6 Measurement of equity price fluctuations poses a particularly difficult problem for those bound and determined to put the cart before the horse as well as those that think such assets belong in any sort of basket.

7 Price targeting by the FED is doomed to failure because a representative basket of goods and services can not be created, because prices can not properly be measured, and because price targeting puts the cart before the horse.

8 Expansion of money supply (typically to accommodate unfunded government spending) and expansion of credit (via GSEs, fractional reserve lending, and other unsecured debt issuance) are two of the biggest problems. Targeting the outcome (prices) can not possibly be the solution.

9 Ludwig von Mises describes the endgame brought on by reckless expansion of credit: “There is no means of avoiding the final collapse of a boom brought about by credit (debt) expansion. The alternative is only whether the crisis should come sooner as the result of a voluntary abandonment of further credit (debt) expansion, or later as a final and total catastrophe of the currency system involved.”

10 The FED should have been listening to Mises all along. Instead they have put their faith in “productivity miracles”, “new paradigms”, and their own hubris. Those actions have accomplished nothing other than delay the eventual day of reckoning.

Do you see what I mean? Not a word about changes in the value of money, or the intersection of supply and demand for money. Endless blah-blah about an “expansion in money supply and credit,” government deficit spending, taxes, “purchasing power,” stock market values, “fractional reserve lending,” and the obligatory final prayer to the Holy Mises. Given that, thus far in his search, this very talented author has come up with ten postulates that are all either wrong or irrelevant, can you see why it can take years to understand these childishly simple concepts?

The funny thing is, this is actually better than most of what’s out there, so the self-proclaimed “Austrians” at least get credit for that.

I think you can see now why it can be so difficult to abandon “quantity theory” completely and focus on currency value. You have to ignore what everyone is talking about, and focus on what nobody is talking about, and, hardest of all, you have to understand why this is the right thing to do. I certainly did not invent this value-centric approach, as it was common in the 19th century, and taught to me in the late 1990s, just as Robert Mundell taught it in the early 1970s.
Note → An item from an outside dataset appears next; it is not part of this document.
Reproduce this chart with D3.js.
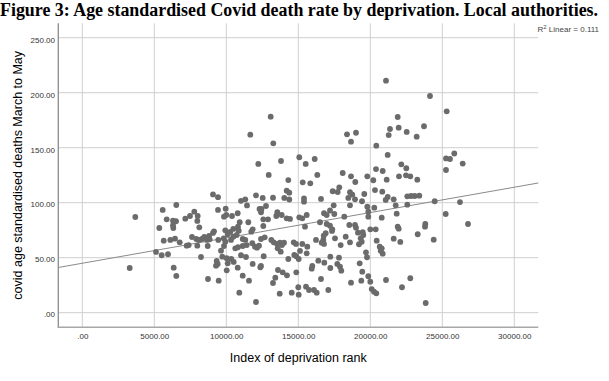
<!DOCTYPE html>
<html><head><meta charset="utf-8">
<script src="https://cdn.jsdelivr.net/npm/d3@7"></script>
<style>
html,body{margin:0;padding:0;background:#fff;}
svg{display:block;}
</style></head>
<body>
<svg id="chart" width="609" height="381"></svg>
<script>
const deprivationRank = [13083,11667,13264,15069,13799,12222,12944,14306,
14194,14375,9076,9424,12062,12528,13243,11021,11319,11437,14028,14375,6528,5583,9424,9958,12757,12306,12444,12410,3681,3292,5347,5861,6299,6507,6299,6319,7153,7479,7778,8014,7986,8125,10000,9840,10396,10792,13542,13472,13847,14194,14424,15069,15583,15278,10931,11528,10486,10812,10861,9931,10278,10097,9076,8799,9146,11736,11833,12569,12896,12569,7618,7917,8083,8312,8472,8660,8847,5653,6111,6437,6764,7250,7389,7986,8708,9444,9819,9931,10326,10486,10722,11139,11319,11806,11993,12410,12667,9840,9632,10625,10812,11139,11417,13125,13292,13521,13729,13868,14007,13569,13778,12132,12271,14681,14840,5118,5514,5951,8243,9722,10028,10347,10514,10097,9333,9285,9403,11021,11368,11833,12410,12361,10792,11139,11576,10028,8729,9472,6347,6528,10903,12062,12597,14306,14722,14861,15028,13590,13917,14215,13403,13243,14861,15000,15028,13708,14542,
21090,24146,25306,21903,21368,21972,22528,23729,21278,23222,18382,19007,18660,20417,21208,16139,15514,16319,15306,15833,25257,25535,25833,26417,25257,18083,18660,18958,19792,20396,20861,21139,20208,22153,22500,21993,22479,22778,23264,17847,
20326,20833,17389,17736,18590,18750,18472,18938,19583,19424,21208,21069,21625,22569,22826,23083,23403,24472,26229,17458,18590,19792,20278,21764,22569,17201,15396,15396,16576,
15465,16785,17500,16972,18194,19861,19861,20792,21833,25236,26785,23819,23799,23292,24403,21903,21972,21625,22083,15278,15625,15118,15583,16507,16972,17201,17361,17340,16903,16764,16736,16785,16229,16625,17549,17944,18292,18590,18542,18938,19007,19146,19472,19514,19333,19403,19215,20000,20375,20444,20653,20792,20722,20861,19701,19771,19264,19444,19375,19861,20000,20097,20257,20417,18660,21090,22778,22201,23847,15972,15931,16389,16806,17222,17222,17826,17708,17896,17986,16576,15535,15743,16090,16278,17083];

const deathRate = [178.2,161.8,154.0,141.3,137.9,135.2,125.2,120.6,
110.9,109.1,107.5,105.0,106.7,104.3,104.5,101.7,103.1,97.5,104.3,102.9,97.9,93.4,93.4,94.5,97.0,94.3,94.3,91.3,87.0,40.6,77.0,84.9,83.6,83.1,79.5,77.0,85.5,87.9,91.8,87.9,83.4,77.6,88.8,87.3,87.9,90.4,91.3,87.9,88.8,85.8,85.2,86.7,88.8,85.8,82.2,82.2,76.1,78.2,74.5,74.9,73.4,71.3,72.5,69.7,74.0,73.6,75.8,78.8,84.9,84.9,68.8,67.0,66.1,67.0,68.8,66.1,66.7,65.5,66.1,67.3,64.0,60.9,61.5,60.9,60.6,66.1,67.6,64.5,66.1,69.1,70.6,67.0,66.1,63.1,60.0,67.0,68.5,60.6,56.4,58.5,59.5,60.6,61.5,66.1,64.0,62.5,63.6,61.5,63.6,58.5,55.5,59.1,60.9,64.0,62.5,55.2,52.2,53.1,50.6,50.9,49.5,48.8,46.1,44.9,47.0,42.7,44.3,52.2,50.6,44.3,42.5,41.3,40.9,33.6,29.1,38.5,30.6,29.1,40.9,33.4,18.2,9.7,51.3,48.8,52.5,51.3,48.8,38.8,36.7,34.0,31.8,27.0,36.7,23.1,16.4,17.3,18.2,
210.9,197.0,183.1,177.9,167.0,168.2,164.3,169.5,161.5,160.0,162.2,163.6,155.5,151.8,143.4,139.7,135.2,125.2,118.5,117.6,140.2,139.7,144.7,135.6,129.7,127.0,124.0,118.8,124.0,130.6,128.8,120.9,120.4,134.9,131.3,124.0,124.9,124.0,120.9,114.0,
111.5,110.0,110.4,109.7,109.5,107.3,104.3,103.1,107.9,101.3,105.2,102.5,103.1,105.8,106.1,106.1,106.4,101.3,100.6,97.6,97.6,96.4,95.5,97.6,98.2,92.9,103.8,100.9,103.4,
78.2,90.4,89.7,88.8,87.3,91.8,87.3,86.4,90.0,89.7,80.6,80.6,78.2,71.3,66.4,78.2,76.4,67.3,64.3,62.5,60.0,56.1,54.0,82.2,80.6,79.1,75.8,74.3,72.2,70.0,66.1,62.5,66.1,63.6,67.6,61.5,69.1,64.0,79.7,79.7,77.3,72.7,73.1,70.6,67.6,64.5,62.2,75.8,75.8,65.5,60.0,58.5,56.4,53.6,54.9,50.4,44.9,37.3,29.1,33.1,28.2,21.5,19.1,17.6,27.3,29.7,31.3,23.1,8.8,42.5,40.0,47.3,45.5,50.9,40.6,50.0,44.3,41.8,38.2,30.6,23.6,20.6,20.6,18.2,20.6];

const xTicks = [0, 5000, 10000, 15000, 20000, 25000, 30000];
const xTickLabels = [".00", "5000.00", "10000.00", "15000.00", "20000.00", "25000.00", "30000.00"];
const yTicks = [0, 50, 100, 150, 200, 250];
const yTickLabels = [".00", "50.00", "100.00", "150.00", "200.00", "250.00"];
const xDomain = [-1667, 31667];
const yDomain = [-13.3, 263.1];
const fitIntercept = 44.94;
const fitSlope = 0.002304;
const rSquaredText = "0.111";

const titleText = "Figure 3: Age standardised Covid death rate by deprivation. Local authorities.";
const xTitle = "Index of deprivation rank";
const yTitle = "covid age standardised deaths March to May";

(function () {
const svg = d3.select("#chart");
const pLeft = 58.3, pRight = 538.3, pTop = 23.3, pBottom = 327.3;
const x = d3.scaleLinear().domain(xDomain).range([pLeft, pRight]);
const y = d3.scaleLinear().domain(yDomain).range([pBottom, pTop]);
const sans = "'Liberation Sans', Arial, sans-serif";

svg.append("text").attr("x", 0).attr("y", 16)
  .attr("font-family", "'Liberation Serif','Times New Roman',serif")
  .attr("font-weight", "bold").attr("font-size", 17.9).attr("fill", "#000")
  .text(titleText);

const grid = svg.append("g");
grid.selectAll("line.v").data(xTicks).join("line").attr("class", "v")
  .attr("x1", d => x(d)).attr("x2", d => x(d))
  .attr("y1", pTop).attr("y2", pBottom)
  .attr("stroke", "#cfcfcf").attr("stroke-width", 1);
grid.selectAll("line.h").data(yTicks).join("line").attr("class", "h")
  .attr("x1", pLeft).attr("x2", pRight)
  .attr("y1", d => y(d)).attr("y2", d => y(d))
  .attr("stroke", "#cfcfcf").attr("stroke-width", 1);

const xAxis = d3.axisBottom(x).tickValues(xTicks).tickSize(0).tickPadding(0)
  .tickFormat((d, i) => xTickLabels[i]);
const gx = svg.append("g").attr("transform", `translate(0,${pBottom})`).call(xAxis);
gx.select(".domain").remove();
gx.selectAll("text").attr("font-family", sans).attr("font-size", 8).attr("fill", "#333")
  .attr("y", 12).attr("dy", 0);

const yAxis = d3.axisLeft(y).tickValues(yTicks).tickSize(0).tickPadding(0)
  .tickFormat((d, i) => yTickLabels[i]);
const gy = svg.append("g").attr("transform", `translate(55,0)`).call(yAxis);
gy.select(".domain").remove();
gy.selectAll("text").attr("font-family", sans).attr("font-size", 8).attr("fill", "#333")
  .attr("x", 0).attr("dy", 0).attr("y", 4.3);

svg.append("line").attr("x1", pLeft).attr("x2", pLeft).attr("y1", pTop).attr("y2", pBottom + 0.7)
  .attr("stroke", "#8c8c8c").attr("stroke-width", 1.3);
svg.append("line").attr("x1", pLeft).attr("x2", pRight).attr("y1", pBottom).attr("y2", pBottom)
  .attr("stroke", "#a8a8a8").attr("stroke-width", 1.6);

const fitLine = d3.line().x(d => x(d)).y(d => y(fitIntercept + fitSlope * d));
svg.append("path").datum(xDomain).attr("d", fitLine)
  .attr("fill", "none").attr("stroke", "#8a8a8a").attr("stroke-width", 1);

svg.append("g").selectAll("circle").data(deprivationRank).join("circle")
  .attr("cx", d => x(d)).attr("cy", (d, i) => y(deathRate[i]))
  .attr("r", 2.9).attr("fill", "#6b6b6b");

const r2 = svg.append("text").attr("x", 537.5).attr("y", 32)
  .attr("font-family", sans).attr("font-size", 8).attr("fill", "#444");
r2.append("tspan").text("R");
r2.append("tspan").attr("font-size", 6).attr("dy", -3).text("2");
r2.append("tspan").attr("dy", 3).text(" Linear = " + rSquaredText);

svg.append("text").attr("x", (pLeft + pRight) / 2).attr("y", 362)
  .attr("text-anchor", "middle").attr("font-family", sans).attr("font-size", 12.5).attr("fill", "#000")
  .text(xTitle);
svg.append("text").attr("transform", `translate(22,${(pTop + pBottom) / 2}) rotate(-90)`)
  .attr("text-anchor", "middle").attr("font-family", sans).attr("font-size", 12.5).attr("fill", "#000")
  .text(yTitle);
})();
</script>
</body></html>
It is apparent in Mises’ writings, although it seems that he never quite dragged it out into the open in the fashion that we are doing here. (Mises died in 1973, and lived virtually his whole life within the framework of stable, gold-linked currencies.)

However, I think that even those that are “value-centric” today still have a whiff of quantity-theory about them, as they have, in my opinion, a slightly exaggerated concern with the “quantity of supply and the quantity of demand.” For example, they might say that the decline of the dollar today is caused by “an oversupply of currency in relation to its demand,” which is technically true, but the fact of the matter is that base money supply growth is quite low (if Fed statistics are to be believed.) What’s actually happening is that demand is declining, in reaction to Fed mismanagement — or to put it another way, the value of the currency is falling, even though the quantity of currency (base money supply) is generally stable. The Fed is not “running the printing presses.” The same thing happened in the 1970s. Indeed, it is not quite true to say that “demand is declining,” as that is a sort of interpretation, albeit a “correct” interpretation. Really, what is happening is there is a repricing, a decline in value, just as a stock may trade at a dramatically lower value even though the volume of stock traded is minor compared to the outstanding issue. The “demand” for the stock may be there in a sense, as for every seller there’s a buyer, but just at a different price.

It’s funny that this value-centric approach should be so obscure, when I guarantee you every Mexican paying 1,000,000 pesos for a car that cost 200,000 pesos a year previous understands it very well.